● **Your instructions**
Write out, word for word, every line from the first one through the line that holds "import plotly.graph_objects as go", and nothing else; skip the pictures.

▬▬▬

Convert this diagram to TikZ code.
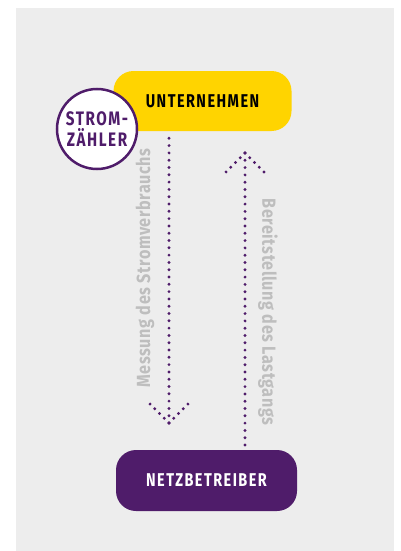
\documentclass[tikz,border=0pt]{standalone}
\usepackage{fontspec}
\setmainfont{Fira Sans}
\newfontfamily\condfont[FakeStretch=0.78,LetterSpace=8]{Fira Sans}
\newfontfamily\labelfont[FakeStretch=0.85,LetterSpace=3]{Fira Sans}
\definecolor{yel}{HTML}{FFD400}
\definecolor{purp}{HTML}{4F1C6A}
\definecolor{bgc}{HTML}{EDEDED}
\definecolor{lblgray}{HTML}{BEBEBE}
\tikzset{
  box/.style={rounded corners=20pt, minimum width=178pt, minimum height=60pt, inner sep=0pt,
    font=\condfont\bfseries\fontsize{18.5}{21}\selectfont},
  dotline/.style={draw=purp, line width=3.2pt, line cap=round, dash pattern=on 0pt off 7.3pt},
  wingline/.style={draw=purp, line width=3.2pt, line cap=round, dash pattern=on 0pt off 6.7pt},
  lbl/.style={text=lblgray, inner sep=0pt, font=\labelfont\bfseries\fontsize{19}{22}\selectfont}
}
\begin{document}
\begin{tikzpicture}[x=1pt,y=-1pt]
\useasboundingbox (0,0) rectangle (400,551);
\fill[bgc] (16,8) rectangle (394,551);
\node[box, fill=yel, text=black] (un) at (202.5,101) {UNTERNEHMEN};
\node[box, fill=purp, text=white, minimum width=181pt, minimum height=61pt] (nb) at (206.5,480.5) {NETZBETREIBER};
\node[circle, draw=purp, line width=2.5pt, fill=white, minimum size=80pt, inner sep=0pt, align=center,
  text=purp, font=\condfont\bfseries\fontsize{19.5}{21}\selectfont] (sz) at (97,129) {STROM-\\ZÄHLER};
% down arrow
\coordinate (dt) at (169,423);
\coordinate (dl) at (150,404);
\coordinate (dr) at (188,404);
\draw[dotline] (dt) -- (dt |- un.south);
\draw[wingline] (dt) -- (dl);
\draw[wingline] (dt) -- (dr);
% up arrow
\coordinate (ut) at (245,153);
\coordinate (ul) at (226,172);
\coordinate (ur) at (264,172);
\draw[dotline] (ut) -- (ut |- nb.north);
\draw[wingline] (ut) -- (ul);
\draw[wingline] (ut) -- (ur);
% labels
\node[lbl, rotate=90] (m) at (145,268) {Messung des Stromverbrauchs};
\node[lbl, rotate=-90] (b) at (268,312) {Bereitstellung des Lastgangs};
\end{tikzpicture}
\end{document}
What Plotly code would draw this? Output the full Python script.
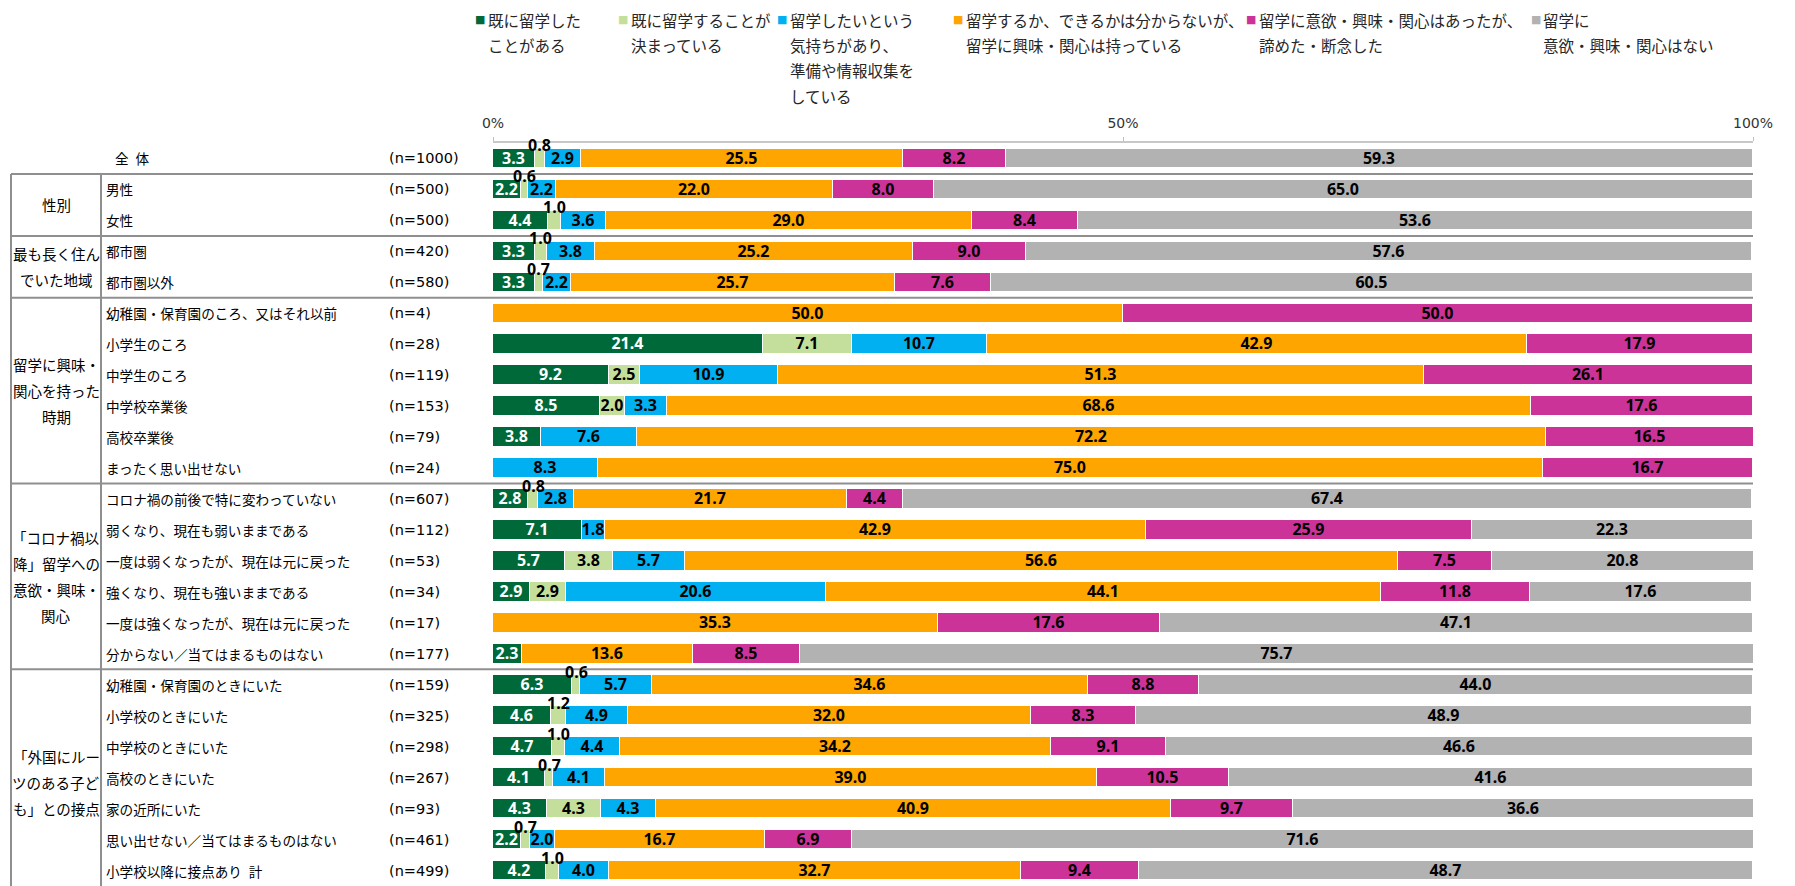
import plotly.graph_objects as go

# ---------------- data ----------------
categories = [
    "全\u2002体", "男性", "女性", "都市圏", "都市圏以外",
    "幼稚園・保育園のころ、又はそれ以前", "小学生のころ", "中学生のころ", "中学校卒業後", "高校卒業後", "まったく思い出せない",
    "コロナ禍の前後で特に変わっていない", "弱くなり、現在も弱いままである", "一度は弱くなったが、現在は元に戻った",
    "強くなり、現在も強いままである", "一度は強くなったが、現在は元に戻った", "分からない／当てはまるものはない",
    "幼稚園・保育園のときにいた", "小学校のときにいた", "中学校のときにいた", "高校のときにいた", "家の近所にいた",
    "思い出せない／当てはまるものはない", "小学校以降に接点あり\u2002計",
]
n_labels = [
    "(n=1000)", "(n=500)", "(n=500)", "(n=420)", "(n=580)",
    "(n=4)", "(n=28)", "(n=119)", "(n=153)", "(n=79)", "(n=24)",
    "(n=607)", "(n=112)", "(n=53)", "(n=34)", "(n=17)", "(n=177)",
    "(n=159)", "(n=325)", "(n=298)", "(n=267)", "(n=93)", "(n=461)", "(n=499)",
]
# group label lines, first row, last row
groups = [
    (["性別"], 1, 2),
    (["最も長く住ん", "でいた地域"], 3, 4),
    (["留学に興味・", "関心を持った", "時期"], 5, 10),
    (["「コロナ禍以", "降」留学への", "意欲・興味・", "関心"], 11, 16),
    (["「外国にルー", "ツのある子ど", "も」との接点"], 17, 23.3),
]
series_names = [
    ["既に留学した", "ことがある"],
    ["既に留学することが", "決まっている"],
    ["留学したいという", "気持ちがあり、", "準備や情報収集を", "している"],
    ["留学するか、できるかは分からないが、", "留学に興味・関心は持っている"],
    ["留学に意欲・興味・関心はあったが、", "諦めた・断念した"],
    ["留学に", "意欲・興味・関心はない"],
]
s1 = [3.3, 2.2, 4.4, 3.3, 3.3, 0, 21.4, 9.2, 8.5, 3.8, 0, 2.8, 7.1, 5.7, 2.9, 0, 2.3, 6.3, 4.6, 4.7, 4.1, 4.3, 2.2, 4.2]
s2 = [0.8, 0.6, 1.0, 1.0, 0.7, 0, 7.1, 2.5, 2.0, 0, 0, 0.8, 0, 3.8, 2.9, 0, 0, 0.6, 1.2, 1.0, 0.7, 4.3, 0.7, 1.0]
s3 = [2.9, 2.2, 3.6, 3.8, 2.2, 0, 10.7, 10.9, 3.3, 7.6, 8.3, 2.8, 1.8, 5.7, 20.6, 0, 0, 5.7, 4.9, 4.4, 4.1, 4.3, 2.0, 4.0]
s4 = [25.5, 22.0, 29.0, 25.2, 25.7, 50.0, 42.9, 51.3, 68.6, 72.2, 75.0, 21.7, 42.9, 56.6, 44.1, 35.3, 13.6, 34.6, 32.0, 34.2, 39.0, 40.9, 16.7, 32.7]
s5 = [8.2, 8.0, 8.4, 9.0, 7.6, 50.0, 17.9, 26.1, 17.6, 16.5, 16.7, 4.4, 25.9, 7.5, 11.8, 17.6, 8.5, 8.8, 8.3, 9.1, 10.5, 9.7, 6.9, 9.4]
s6 = [59.3, 65.0, 53.6, 57.6, 60.5, 0, 0, 0, 0, 0, 0, 67.4, 22.3, 20.8, 17.6, 47.1, 75.7, 44.0, 48.9, 46.6, 41.6, 36.6, 71.6, 48.7]
series = [s1, s2, s3, s4, s5, s6]
tick_vals = [0, 50, 100]
tick_text = ["0%", "50%", "100%"]

# ---------------- style ----------------
colors = ["#00693A", "#C4DF9B", "#00B0F0", "#FFA500", "#CC3399", "#B2B2B2"]
text_colors = ["#FFFFFF", "#000000", "#000000", "#000000", "#000000", "#000000"]
PAGE_W, PAGE_H = 1795, 886
OFF = 8                       # default body margin of the html page
W, H = PAGE_W - OFF, PAGE_H - OFF


def px(x):
    """page pixel x -> paper x"""
    return (x - OFF) / W


def py(y):
    """page pixel y -> paper y"""
    return 1 - (y - OFF) / H


JP = "Noto Sans CJK JP"
NUM = "Noto Sans"
SMALL = 1.5
x_dom = [px(493), px(1753)]
y_dom = [0, py(143)]
line_col = "#8F8F8F"
rows = list(range(len(categories)))

fig = go.Figure()
for i, (vals, names) in enumerate(zip(series, series_names)):
    labels = [f"{v:.1f}" if v >= SMALL else "" for v in vals]
    fig.add_trace(go.Bar(
        y=rows, x=vals, orientation="h", name="".join(names),
        marker=dict(color=colors[i], line=dict(color="#FFFFFF", width=1.2)),
        width=0.63, text=labels, textposition="inside", insidetextanchor="middle",
        constraintext="none", textangle=0,
        textfont=dict(family=NUM, size=16, color=text_colors[i], weight="bold"),
        showlegend=False, hoverinfo="skip",
    ))

annotations = []
# small values shown above bars
for r in rows:
    cum = 0.0
    for vals in series:
        v = vals[r]
        if 0 < v < SMALL:
            annotations.append(dict(
                x=cum + v / 2, y=r, xref="x", yref="y", text=f"{v:.1f}", showarrow=False,
                yshift=13, font=dict(family=NUM, size=16, color="#000000", weight="bold"),
            ))
        cum += v

# row labels and n labels
for r, (cat, nl) in enumerate(zip(categories, n_labels)):
    cx = 113 if r == 0 else 104
    annotations.append(dict(x=px(cx), y=r, xref="paper", yref="y", text=cat, showarrow=False,
                            xanchor="left", font=dict(family=JP, size=13.6, color="#000000")))
    annotations.append(dict(x=px(387), y=r, xref="paper", yref="y", text=nl, showarrow=False,
                            xanchor="left", font=dict(family="DejaVu Sans", size=14.5, color="#000000")))

# group labels
GL = 26
for lines, r0, r1 in groups:
    mid = (r0 + r1) / 2
    k = len(lines)
    for j, ln in enumerate(lines):
        annotations.append(dict(x=px(56), y=mid, xref="paper", yref="y", text=ln, showarrow=False,
                                xanchor="center", yshift=((k - 1) / 2 - j) * GL,
                                font=dict(family=JP, size=14.5, color="#000000")))

# legend (manual, multi-line)
leg_marker_x = [473, 616, 775, 951, 1244, 1529]
leg_text_x = [486, 629, 788, 964, 1257, 1541]
leg_line_y = [20, 45, 70, 95.5]
for i, names in enumerate(series_names):
    annotations.append(dict(x=px(leg_marker_x[i]), y=py(leg_line_y[0]), xref="paper", yref="paper",
                            text="■", showarrow=False, xanchor="left", yanchor="middle",
                            font=dict(family="DejaVu Sans", size=11, color=colors[i])))
    for j, ln in enumerate(names):
        annotations.append(dict(x=px(leg_text_x[i]), y=py(leg_line_y[j]), xref="paper", yref="paper",
                                text=ln, showarrow=False, xanchor="left", yanchor="middle",
                                font=dict(family=JP, size=15.5, color="#262626")))

# table lines
shapes = []
for b in [0.5, 2.5, 4.5, 10.5, 16.5]:
    shapes.append(dict(type="line", xref="paper", yref="y", x0=px(11), x1=x_dom[1], y0=b, y1=b,
                       line=dict(color=line_col, width=2)))
for vx in [11, 101]:
    shapes.append(dict(type="line", xref="paper", yref="y", x0=px(vx), x1=px(vx), y0=0.5, y1=23.5,
                       line=dict(color=line_col, width=2)))

fig.update_layout(
    barmode="stack", bargap=0,
    width=W, height=H, margin=dict(l=0, r=0, t=0, b=0),
    paper_bgcolor="#FFFFFF", plot_bgcolor="#FFFFFF",
    xaxis=dict(domain=x_dom, range=[0, 100], side="top", tickvals=tick_vals, ticktext=tick_text,
               ticks="outside", ticklen=4, tickcolor="#BFBFBF", showline=True, linecolor="#C8C8C8",
               linewidth=2, showgrid=False, zeroline=False, ticklabelstandoff=3, automargin=False,
               tickfont=dict(family="DejaVu Sans", size=14, color="#333333"), fixedrange=True),
    yaxis=dict(domain=y_dom, range=[23.5, -0.5], showticklabels=False, showgrid=False,
               zeroline=False, showline=False, ticks="", fixedrange=True, automargin=False),
    annotations=annotations, shapes=shapes, showlegend=False,
)

fig.write_html("out.html", config={"displayModeBar": False})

▬▬▬

● **Result below**
Convert this diagram to TikZ code.
\documentclass[tikz,border=0pt]{standalone}
\usepackage{fontspec}
\setmainfont{Fira Sans}
\newfontfamily\condfont[FakeStretch=0.78,LetterSpace=8]{Fira Sans}
\newfontfamily\labelfont[FakeStretch=0.85,LetterSpace=3]{Fira Sans}
\definecolor{yel}{HTML}{FFD400}
\definecolor{purp}{HTML}{4F1C6A}
\definecolor{bgc}{HTML}{EDEDED}
\definecolor{lblgray}{HTML}{BEBEBE}
\tikzset{
  box/.style={rounded corners=20pt, minimum width=178pt, minimum height=60pt, inner sep=0pt,
    font=\condfont\bfseries\fontsize{18.5}{21}\selectfont},
  dotline/.style={draw=purp, line width=3.2pt, line cap=round, dash pattern=on 0pt off 7.3pt},
  wingline/.style={draw=purp, line width=3.2pt, line cap=round, dash pattern=on 0pt off 6.7pt},
  lbl/.style={text=lblgray, inner sep=0pt, font=\labelfont\bfseries\fontsize{19}{22}\selectfont}
}
\begin{document}
\begin{tikzpicture}[x=1pt,y=-1pt]
\useasboundingbox (0,0) rectangle (400,551);
\fill[bgc] (16,8) rectangle (394,551);
\node[box, fill=yel, text=black] (un) at (202.5,101) {UNTERNEHMEN};
\node[box, fill=purp, text=white, minimum width=181pt, minimum height=61pt] (nb) at (206.5,480.5) {NETZBETREIBER};
\node[circle, draw=purp, line width=2.5pt, fill=white, minimum size=80pt, inner sep=0pt, align=center,
  text=purp, font=\condfont\bfseries\fontsize{19.5}{21}\selectfont] (sz) at (97,129) {STROM-\\ZÄHLER};
% down arrow
\coordinate (dt) at (169,423);
\coordinate (dl) at (150,404);
\coordinate (dr) at (188,404);
\draw[dotline] (dt) -- (dt |- un.south);
\draw[wingline] (dt) -- (dl);
\draw[wingline] (dt) -- (dr);
% up arrow
\coordinate (ut) at (245,153);
\coordinate (ul) at (226,172);
\coordinate (ur) at (264,172);
\draw[dotline] (ut) -- (ut |- nb.north);
\draw[wingline] (ut) -- (ul);
\draw[wingline] (ut) -- (ur);
% labels
\node[lbl, rotate=90] (m) at (145,268) {Messung des Stromverbrauchs};
\node[lbl, rotate=-90] (b) at (268,312) {Bereitstellung des Lastgangs};
\end{tikzpicture}
\end{document}
What Plotly code would draw this? Output the full Python script.
import plotly.graph_objects as go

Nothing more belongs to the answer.